# canning with tahini as an ingredient?



## Betho (Dec 27, 2006)

I want to experiment with what I'd like to call "hummus in a jar." We eat a lot of hummus and I want to be able to can up all the ingredients together, but I am unsure of the safety of tahini.

My recipe calls for 6 Tbs of tahini per quart of garbanzos. I can't seem to find information on this, though I imagine peanut butter-containing foods might be similar.

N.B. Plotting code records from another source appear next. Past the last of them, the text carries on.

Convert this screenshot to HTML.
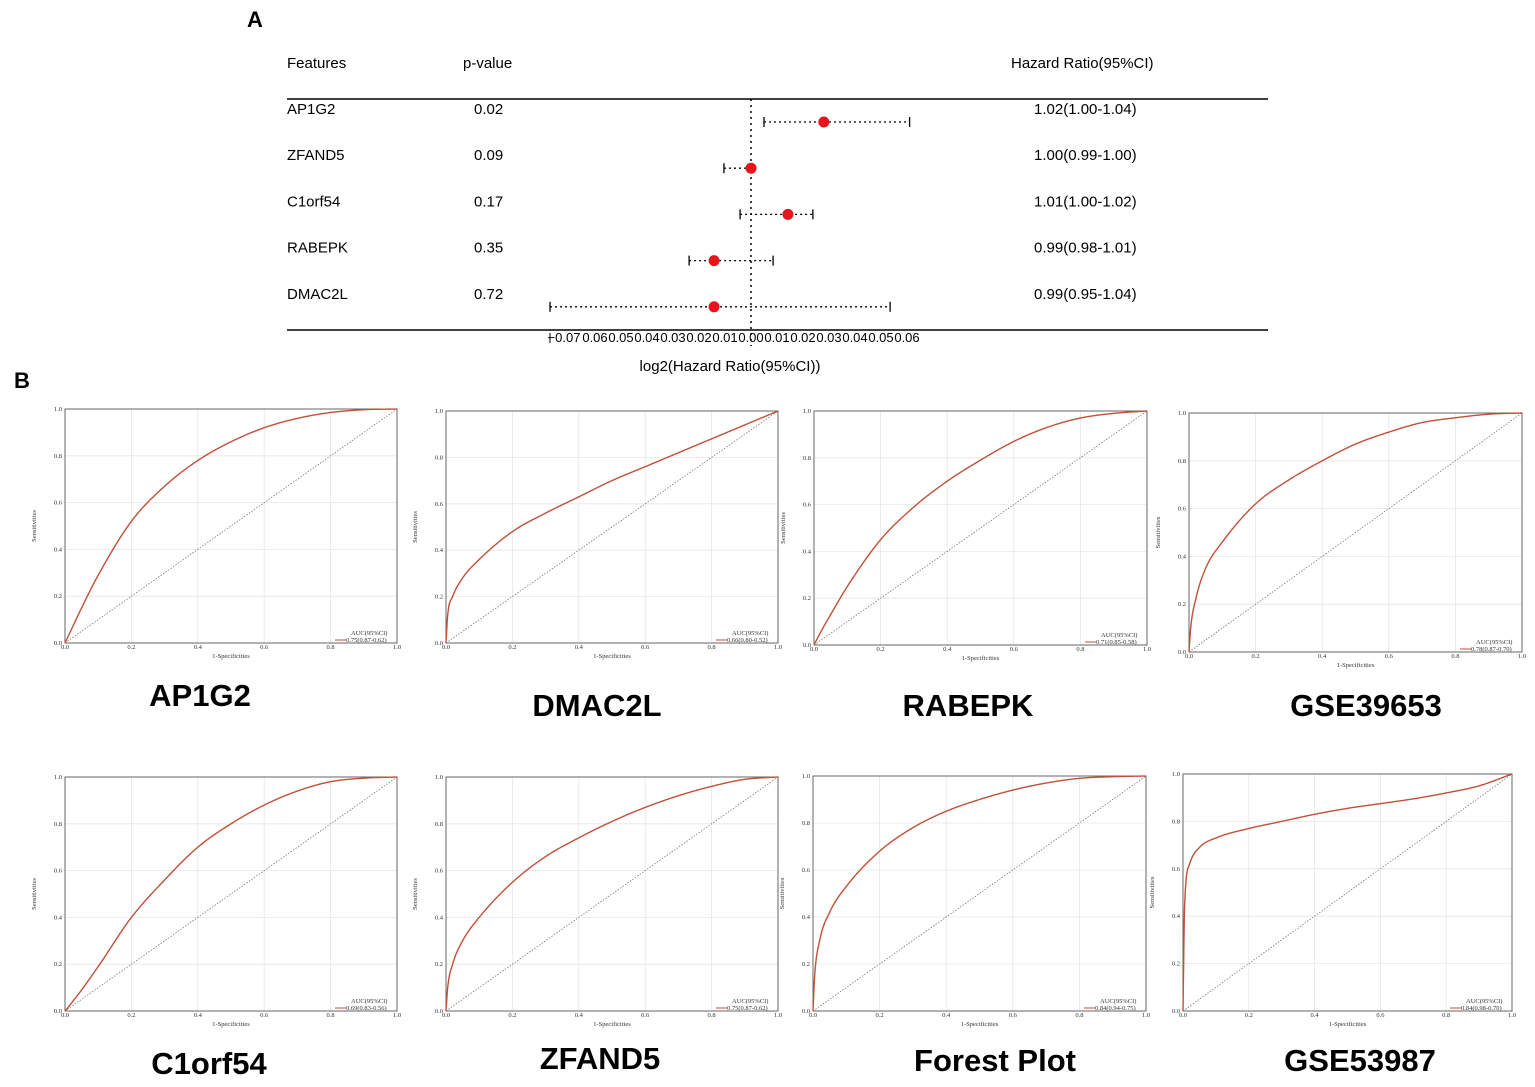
<!DOCTYPE html>
<html><head><meta charset="utf-8"><style>
body{margin:0;background:#fff;}
svg{display:block;font-family:"Liberation Sans",sans-serif;}
</style></head><body>
<svg id="fig" width="1535" height="1087" viewBox="0 0 1535 1087"></svg>
<script>
// Forest plot data (log2 HR units)
const features=["AP1G2","ZFAND5","C1orf54","RABEPK","DMAC2L"];
const pvals=["0.02","0.09","0.17","0.35","0.72"];
const hrText=["1.02(1.00-1.04)","1.00(0.99-1.00)","1.01(1.00-1.02)","0.99(0.98-1.01)","0.99(0.95-1.04)"];
const estLog=[0.028,0.0,0.0142,-0.0142,-0.0142];
const loLog=[0.005,-0.0104,-0.0042,-0.0238,-0.0773];
const hiLog=[0.061,0.0,0.0238,0.0085,0.0535];
const axisTicks=[-0.07,-0.06,-0.05,-0.04,-0.03,-0.02,-0.01,0.00,0.01,0.02,0.03,0.04,0.05,0.06];
const axisTickLabels=["\u22120.07","0.06","0.05","0.04","0.03","0.02","0.01","0.00","0.01","0.02","0.03","0.04","0.05","0.06"];
// ROC data
const fpr=[0,0.005,0.02,0.05,0.1,0.2,0.3,0.4,0.5,0.6,0.7,0.8,0.9,1];
const rocNames=["AP1G2","DMAC2L","RABEPK","GSE39653","C1orf54","ZFAND5","Forest Plot","GSE53987"];
const rocAUC=["0.75(0.87-0.62)","0.66(0.80-0.52)","0.71(0.85-0.58)","0.78(0.87-0.70)","0.69(0.83-0.56)","0.75(0.87-0.62)","0.84(0.94-0.75)","0.84(0.98-0.70)"];
const tprAP1G2=[0,.015,.06,.15,.29,.52,.67,.78,.86,.92,.96,.985,.997,1];
const tprDMAC2L=[0,.12,.20,.28,.36,.48,.56,.63,.70,.76,.82,.88,.94,1];
const tprRABEPK=[0,.014,.055,.13,.25,.45,.59,.70,.79,.87,.93,.97,.99,1];
const tprGSE39653=[0,.10,.22,.35,.46,.62,.72,.80,.87,.92,.96,.98,.995,1];
const tprC1orf54=[0,.008,.035,.09,.19,.40,.56,.70,.80,.88,.94,.98,.995,1];
const tprZFAND5=[0,.10,.20,.30,.40,.55,.66,.74,.81,.87,.92,.96,.99,1];
const tprForest=[0,.15,.30,.42,.53,.68,.78,.85,.90,.94,.97,.99,.997,1];
const tprGSE53987=[0,.45,.62,.69,.73,.77,.80,.83,.855,.875,.895,.92,.95,1];
const tprAll=[tprAP1G2,tprDMAC2L,tprRABEPK,tprGSE39653,tprC1orf54,tprZFAND5,tprForest,tprGSE53987];

const NS="http://www.w3.org/2000/svg";
const svg=document.getElementById('fig');
function mk(tag,attrs,parent,text){const e=document.createElementNS(NS,tag);for(const k in attrs)e.setAttribute(k,attrs[k]);if(text!==undefined)e.textContent=text;(parent||svg).appendChild(e);return e;}

// monotone cubic interpolation
function monotone(xs,ys){
  const n=xs.length,d=[],m=new Array(n);
  for(let i=0;i<n-1;i++)d.push((ys[i+1]-ys[i])/(xs[i+1]-xs[i]));
  m[0]=d[0];m[n-1]=d[n-2];
  for(let i=1;i<n-1;i++){m[i]=(d[i-1]*d[i]<=0)?0:(d[i-1]+d[i])/2;}
  for(let i=0;i<n-1;i++){
    if(d[i]===0){m[i]=0;m[i+1]=0;continue;}
    const a=m[i]/d[i],b=m[i+1]/d[i],s=a*a+b*b;
    if(s>9){const t=3/Math.sqrt(s);m[i]=t*a*d[i];m[i+1]=t*b*d[i];}
  }
  return function(x){
    let i=0;while(i<n-2&&x>xs[i+1])i++;
    const h=xs[i+1]-xs[i],t=(x-xs[i])/h,t2=t*t,t3=t2*t;
    return (2*t3-3*t2+1)*ys[i]+(t3-2*t2+t)*h*m[i]+(-2*t3+3*t2)*ys[i+1]+(t3-t2)*h*m[i+1];
  };
}

// Panel labels
let t=mk('text',{x:247,y:27,'font-size':22,'font-weight':'bold'},svg,'A');


t=mk('text',{x:14,y:388,'font-size':22,'font-weight':'bold'},svg,'B');



// Forest plot
const fx0=751, fscale=2600;
function fX(v){return fx0+v*fscale;}
const fg=mk('g',{});


[['Features',287,'features-header'],['p-value',463,'p-value-header'],['Hazard Ratio(95%CI)',1011,'hazard-ratio-header']].forEach(h=>{
  const e=mk('text',{x:h[1],y:68,'font-size':15},fg,h[0]);
  
  
});
let l=mk('line',{x1:287,x2:1268,y1:99,y2:99,stroke:'#000','stroke-width':1.5},fg);


l=mk('line',{x1:287,x2:1268,y1:330,y2:330,stroke:'#000','stroke-width':1.5},fg);


l=mk('line',{x1:fX(0),x2:fX(0),y1:99,y2:346,stroke:'#000','stroke-width':1.5,'stroke-dasharray':'2,4'},fg);


features.forEach((f,i)=>{
  const ty=114+i*46.2, py=122+i*46.2;
  let e=mk('text',{x:287,y:ty,'font-size':15},fg,f);
  
  
  e=mk('text',{x:474,y:ty,'font-size':15},fg,pvals[i]);
  
  
  e=mk('text',{x:1034,y:ty,'font-size':15},fg,hrText[i]);
  
  
  e=mk('line',{x1:fX(loLog[i]),x2:fX(hiLog[i]),y1:py,y2:py,stroke:'#000','stroke-width':1.3,'stroke-dasharray':'2,3'},fg);
  
  
  [loLog[i],hiLog[i]].forEach(v=>{
    const c=mk('line',{x1:fX(v),x2:fX(v),y1:py-5,y2:py+5,stroke:'#000','stroke-width':1.3},fg);
    
    
  });
  e=mk('circle',{cx:fX(estLog[i]),cy:py,r:5.5,fill:'#e8141b'},fg);
  
  
});
l=mk('line',{x1:550,x2:550,y1:333,y2:343,stroke:'#000','stroke-width':1},fg);


axisTicks.forEach((v,i)=>{
  const e=mk('text',{x:fX(v)+(i==0?-5:0),y:342,'font-size':13,'text-anchor':'middle'},fg,axisTickLabels[i]);
  
  
});
t=mk('text',{x:730,y:371,'font-size':15,'text-anchor':'middle'},fg,'log2(Hazard Ratio(95%CI))');



// ROC panels: [left,top,right,bottom,titleX,titleY]
const boxes=[[65,409,397,643,200,706],[446,411,778,643,597,716],[814,411,1147,645,968,716],[1189,413,1522,652,1366,716],
             [65,777,397,1011,209,1074],[446,777,778,1011,600,1069],[813,776,1146,1011,995,1071],[1183,774,1512,1011,1360,1071]];
const gridVals=[0,0.2,0.4,0.6,0.8,1.0];
rocNames.forEach((nm,k)=>{
  const [L,T,R,B,tx,ty]=boxes[k];
  const g=mk('g',{});
  
  
  const X=v=>L+v*(R-L), Y=v=>B-v*(B-T);
  gridVals.forEach(v=>{
    let e=mk('line',{x1:X(v),x2:X(v),y1:T,y2:B,stroke:'#e6e6e6','stroke-width':0.8},g);
    
    
    e=mk('line',{x1:L,x2:R,y1:Y(v),y2:Y(v),stroke:'#e6e6e6','stroke-width':0.8},g);
    
    
    e=mk('text',{x:L-3,y:Y(v)+2,'font-size':6.5,'text-anchor':'end','font-family':'Liberation Serif, serif',fill:'#333'},g,v.toFixed(1));
    
    
    e=mk('text',{x:X(v),y:B+6,'font-size':6.5,'text-anchor':'middle','font-family':'Liberation Serif, serif',fill:'#333'},g,v.toFixed(1));
    
    
  });
  let e=mk('rect',{x:L,y:T,width:R-L,height:B-T,fill:'none',stroke:'#666','stroke-width':1},g);
  
  
  e=mk('line',{x1:X(0),y1:Y(0),x2:X(1),y2:Y(1),stroke:'#777','stroke-width':0.8,'stroke-dasharray':'1.5,1.5'},g);
  
  
  const tpr=tprAll[k];
  const f=monotone(fpr,tpr);
  let d='M'+X(0)+','+Y(tpr[0]);
  const samples=[];
  for(let i=0;i<=40;i++)samples.push(0.005*i/40);
  for(let i=1;i<=400;i++)samples.push(0.005+0.995*i/400);
  samples.forEach(x=>{d+=' L'+X(x).toFixed(2)+','+Y(Math.min(1,Math.max(0,f(x)))).toFixed(2);});
  e=mk('path',{d:d,fill:'none',stroke:'#c0503a','stroke-width':1.4},g);
  
  
  e=mk('text',{x:(L+R)/2,y:B+15,'font-size':6.5,'text-anchor':'middle','font-family':'Liberation Serif, serif',fill:'#333'},g,'1-Specificities');
  
  
  e=mk('text',{x:L-29,y:(T+B)/2,'font-size':6.5,'text-anchor':'middle','font-family':'Liberation Serif, serif',fill:'#333',transform:'rotate(-90 '+(L-29)+' '+((T+B)/2)+')'},g,'Sensitivities');
  
  
  e=mk('text',{x:R-46,y:B-8,'font-size':6.5,'font-family':'Liberation Serif, serif',fill:'#333'},g,'AUC(95%CI)');
  
  
  e=mk('line',{x1:R-62,x2:R-51,y1:B-3,y2:B-3,stroke:'#c0503a','stroke-width':1},g);
  
  
  e=mk('text',{x:R-51,y:B-1,'font-size':6.5,'font-family':'Liberation Serif, serif',fill:'#333'},g,rocAUC[k]);
  
  
  e=mk('text',{x:tx,y:ty,'font-size':31,'font-weight':'bold','text-anchor':'middle'},g,nm);
  
  
});
</script>
</body></html>
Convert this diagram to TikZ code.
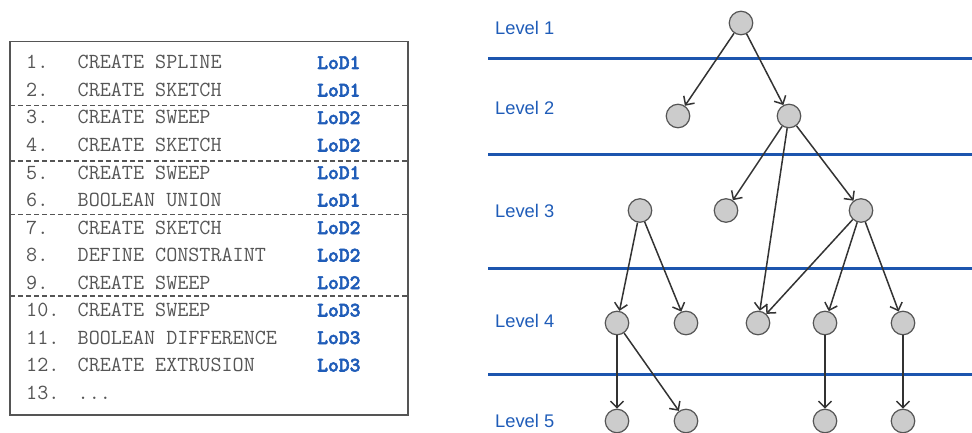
\documentclass[tikz,border=0pt]{standalone}
\usepackage{fontspec}
\newfontfamily\lvlfont{Liberation Sans}
\newfontfamily\lodfont{lmmonolt10-bold}[Extension=.otf,FakeBold=2.5]
\usetikzlibrary{arrows.meta}
\definecolor{txtgray}{HTML}{555555}
\definecolor{lodblue}{HTML}{1F5CB8}
\definecolor{lineblue}{HTML}{1C55AE}
\definecolor{nodegray}{HTML}{CCCCCC}
\definecolor{edgegray}{HTML}{333333}
\tikzset{
  cmd/.style={anchor=base west, inner sep=0, text=txtgray, font=\fontsize{21.5}{21.5}\selectfont\ttfamily},
  lod/.style={anchor=base west, inner sep=0, text=lodblue, font=\fontsize{20.6}{20.6}\selectfont\lodfont},
  lvl/.style={anchor=west, inner sep=0, text=lodblue, font=\fontsize{18.3}{18.3}\selectfont\lvlfont},
  sep/.style={dashed, dash pattern=on 5pt off 3pt, draw=txtgray, line width=1.1pt},
  band/.style={draw=lineblue, line width=3pt},
  tnode/.style={circle, fill=nodegray, draw=txtgray, line width=1.2pt, minimum size=23.5pt, inner sep=0},
  edge/.style={draw=edgegray, line width=1.5pt, -{Straight Barb[length=6.5pt,width=13pt]}}
}
\begin{document}
\begin{tikzpicture}[x=1pt,y=-1pt]
\useasboundingbox (0,0) rectangle (972,433);
% left box
\draw[draw=txtgray, line width=1.3pt] (10,41.5) rectangle (408,415);
\foreach \yy in {105.7,161,214.3,296} {\draw[sep] (10,\yy) -- (408,\yy);}
\foreach \n/\c/\l [count=\i from 0] in {
  1./CREATE SPLINE/LoD1,
  2./CREATE SKETCH/LoD1,
  3./CREATE SWEEP/LoD2,
  4./CREATE SKETCH/LoD2,
  5./CREATE SWEEP/LoD1,
  6./BOOLEAN UNION/LoD1,
  7./CREATE SKETCH/LoD2,
  8./DEFINE CONSTRAINT/LoD2,
  9./CREATE SWEEP/LoD2,
  10./CREATE SWEEP/LoD3,
  11./BOOLEAN DIFFERENCE/LoD3,
  12./CREATE EXTRUSION/LoD3} {
  \pgfmathsetmacro{\yb}{69+27.5*\i}
  \node[cmd] (num\i) at (26,\yb) {\n};
  \node[cmd] (cmd\i) at (77.5,\yb) {\c};
  \node[lod] (lod\i) at (317,\yb) {\l};
}
\node[cmd] (num12) at (26,399) {13.};
\node[cmd] (dots) at (77.5,399) {...};
% bands
\foreach \yy in {59,155,268,374} {\draw[band] (488,\yy) -- (972,\yy);}
\node[lvl] (lv1) at (495,28) {Level 1};
\node[lvl] (lv2) at (495,108) {Level 2};
\node[lvl] (lv3) at (495,211) {Level 3};
\node[lvl] (lv4) at (495,321) {Level 4};
\node[lvl] (lv5) at (495,421) {Level 5};
% tree nodes
\node[tnode] (r) at (741,23) {};
\node[tnode] (a1) at (678,116) {};
\node[tnode] (a2) at (789,116) {};
\node[tnode] (b1) at (640,210.5) {};
\node[tnode] (b2) at (726,210.5) {};
\node[tnode] (b3) at (861,210.5) {};
\node[tnode] (c1) at (617,323) {};
\node[tnode] (c2) at (686,323) {};
\node[tnode] (c3) at (758,323) {};
\node[tnode] (c4) at (825,323) {};
\node[tnode] (c5) at (903,323) {};
\node[tnode] (d1) at (617,421) {};
\node[tnode] (d2) at (686,421) {};
\node[tnode] (d4) at (825,421) {};
\node[tnode] (d5) at (903,421) {};
% edges
\draw[edge] (r) -- (a1);
\draw[edge] (r) -- (a2);
\draw[edge] (a2) -- (b2);
\draw[edge] (a2) -- (c3);
\draw[edge] (a2) -- (b3);
\draw[edge] (b1) -- (c1);
\draw[edge] (b1) -- (c2);
\draw[edge] (b3) -- (c3);
\draw[edge] (b3) -- (c4);
\draw[edge] (b3) -- (c5);
\draw[edge] (c1) -- (d1);
\draw[edge] (c1) -- (d2);
\draw[edge] (c4) -- (d4);
\draw[edge] (c5) -- (d5);
\end{tikzpicture}
\end{document}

Anybody know if this is safe? There's also a small amount of olive oil in my recipe though from what I understand this will not be safe.


----------



## judylou (Jun 19, 2009)

Per the current guidelines, tahini can't be safely incorporated into any recipe prior to canning because of the sesame oil it contains. However, it is easily added after the jar of garbanzos is opened. Same with the olive oil. Please keep in mind that fats and oils in a recipe will quickly insulate any bacteria and prevent the processing heat from killing them.

And since the garbanzos cannot be pureed prior to canning anyway, you'd be doing that after opening the canned beans so it is easy to just add the remaining olive oil, garlic, salt, etc. ingredients at that time. Just make up your tahini ahead of time and freeze it in a small container then use it a tablespoon at a time as needed.

I hope this is of help to you.


----------



## Ohio dreamer (Apr 6, 2006)

I just can the chick peas (garbanzos). Then I put it all in the food processor and make it when we are ready to eat. I never make it with tahini as it's not available locally at a reasonable price. We make this about once a week for lunch, yum!


----------



## katydidagain (Jun 11, 2004)

Ohio dreamer said:


> I just can the chick peas (garbanzos). Then I put it all in the food processor and make it when we are ready to eat. I never make it with tahini as it's not available locally at a reasonable price. We make this about once a week for lunch, yum!


If you have access to sesame seeds, you can make tahini.


----------



## Betho (Dec 27, 2006)

sorry so late on this but thank you! That's kinda what I thought. I also can't find tahini locally and just used up the last of my stored stuff so I'll be trying making it now.


----------